Baryshnikov Arts Center
450 West 37th St. between Ninth & Tenth Aves.
March 16-19, $25, 8:00
212-366-5700
www.performa-arts.org
Legendary choreographer and experimental filmmaker Yvonne Rainer looks back while moving ahead at the Baryshnikov Arts Center next week, reprising 2009’s Spiraling Down and presenting the New York premiere of Assisted Living: Good Sports 2. Drawing on principles developed in her seminal work, Trio A, and other pieces from the 1960s, Rainer’s most recent dances incorporate sports, primarily soccer, as well as old and new pop-culture references. For Assisted Living, Pat Catterson, Emily Coates, Patricia Hoffbauer, Emmanuelle Phuon, Keith Sabado, and Sally Silvers were each given photos from the New York Times sports section to inspire their movement; lighting designer Les Dickert, set designer Joel Reynolds, and Rainer herself also appear onstage, involved in set changes and various cues. The work is sponsored by Performa; since 2007, Rainer has been working with the nonprofit arts organization, which “is dedicated to exploring the critical role of live performance in the history of twentieth century art and to encouraging new directions in performance for the twenty-first century.” Rainer, who will turn seventy-seven in November, has been choreographing dances for more than fifty years, having trained with such giants as Martha Graham, Merce Cunningham, and Anna Halprin, in addition to making such influential films as The Man Who Envied Women and Privilege, earning the right to choreograph the questions in our latest, albeit brief, twi-ny talk.

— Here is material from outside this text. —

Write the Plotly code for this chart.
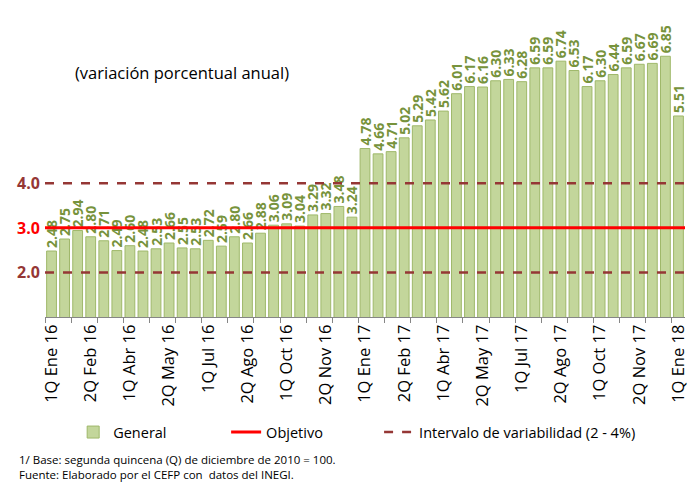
import plotly.graph_objects as go

meses = ["Ene", "Feb", "Mar", "Abr", "May", "Jun", "Jul", "Ago", "Sep", "Oct", "Nov", "Dic"]
categorias = []
for anio in ["16", "17"]:
    for m in meses:
        for q in ["1Q", "2Q"]:
            categorias.append(f"{q} {m} {anio}")
categorias.append("1Q Ene 18")

general = [2.48, 2.75, 2.94, 2.80, 2.71, 2.49, 2.60, 2.48, 2.53, 2.66, 2.55, 2.53,
           2.72, 2.59, 2.80, 2.66, 2.88, 3.06, 3.09, 3.04, 3.29, 3.32, 3.48, 3.24,
           4.78, 4.66, 4.71, 5.02, 5.29, 5.42, 5.62, 6.01, 6.17, 6.16, 6.30, 6.33,
           6.28, 6.59, 6.59, 6.74, 6.53, 6.17, 6.30, 6.44, 6.59, 6.67, 6.69, 6.85,
           5.51]
objetivo = 3.0
intervalo = [2.0, 4.0]

x = list(range(len(categorias)))
x_ext = [x[0] - 0.5, x[-1] + 0.5]

FONT = "Open Sans"

fig = go.Figure()
fig.add_trace(go.Bar(
    x=x, y=general, name="General", legend="legend",
    marker=dict(color="#c3d69b", line=dict(color="#9fb86a", width=1)),
    text=[f"{v:.2f}" for v in general], textposition="outside", textangle=-90,
    constraintext="none",
    textfont=dict(color="#77933c", size=14, family=FONT, weight="bold"),
    cliponaxis=False,
))
fig.add_trace(go.Scatter(
    x=x_ext, y=[objetivo, objetivo], mode="lines", name="Objetivo", legend="legend2",
    line=dict(color="#ff0000", width=3),
))
for i, v in enumerate(intervalo):
    fig.add_trace(go.Scatter(
        x=x_ext, y=[v, v], mode="lines", legend="legend3",
        name="Intervalo de variabilidad (2 - 4%)",
        line=dict(color="#953735", width=2.5, dash="dash"),
        showlegend=(i == 0),
    ))

# level labels on the left
for val, col in [(intervalo[1], "#953735"), (objetivo, "#ff0000"), (intervalo[0], "#953735")]:
    fig.add_annotation(x=0, xref="paper", xanchor="right", xshift=-3, y=val, yref="y",
                       text=f"<b>{val:.1f}</b>", showarrow=False,
                       font=dict(color=col, size=16, family=FONT))

fig.add_annotation(x=0.044, xref="paper", xanchor="left", y=0.785, yref="paper",
                   yanchor="middle",
                   text="(variación porcentual anual)", showarrow=False,
                   font=dict(color="#000000", size=16.5, family=FONT))

fig.add_annotation(x=-0.043, xref="paper", xanchor="left", y=-0.48, yref="paper",
                   yanchor="middle", align="left",
                   text="1/ Base: segunda quincena (Q) de diciembre de 2010 = 100.<br>Fuente: Elaborado por el CEFP con  datos del INEGI.",
                   showarrow=False,
                   font=dict(color="#000000", size=11.5, family=FONT))

leg_common = dict(orientation="h", y=-0.369, yanchor="middle",
                  font=dict(size=14.5, family=FONT, color="#000000"),
                  bgcolor="rgba(0,0,0,0)")
fig.update_layout(
    width=693, height=485,
    margin=dict(l=45, r=8, t=5, b=168),
    paper_bgcolor="white", plot_bgcolor="white",
    bargap=0.25,
    showlegend=True,
    legend=dict(x=0.044, xanchor="left", **leg_common),
    legend2=dict(x=0.283, xanchor="left", **leg_common),
    legend3=dict(x=0.522, xanchor="left", **leg_common),
    font=dict(family=FONT),
)
fig.update_xaxes(
    range=x_ext, tickmode="array", tickvals=x[::3], ticktext=categorias[::3],
    tickangle=-90, tickfont=dict(size=16.5, color="#000000", family=FONT),
    showline=True, linecolor="#868686", linewidth=1, showgrid=False, zeroline=False,
    ticks="", minor=dict(ticks="outside", tick0=-0.5, dtick=2, ticklen=5, tickcolor="#868686"),
)
fig.update_yaxes(range=[1, 8], showticklabels=False, showgrid=False, zeroline=False,
                 showline=False, ticks="")

fig.write_html("out.html", config={"displayModeBar": False},
               post_script="document.body.style.margin='0';")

twi-ny: Both works you are presenting at BAC deal with sports and sports photography, among other things. Are you a big sports fan, and what was it from those images that inspired you?
Yvonne Rainer: I am a tennis fan, but do not play myself. As a kid I loved street games, and in high school played softball. But as a choreographer it is not competitive sports that interest me so much as all the incidental movements that do not contribute directly to the rules and organization of play. For example, the languid movements of soccer players when they are waiting to be engaged and the stillness of photos that record the interactions of individual bodies.
twi-ny: How is it different performing at Judson Church back in the 1960s versus performing today in New York City?
Yvonne Rainer: At Judson Church we were a community with shared interests and enthusiasms and objectives. Today in NYC the choreographer is on her own, an autonomous molecule struggling to find a place.
twi-ny: What has it been like collaborating with Performa over the years?
Yvonne Rainer: Performa has been my life saver, a buffer in the cultural maelstrom. Their support has been essential to the continuity of my work.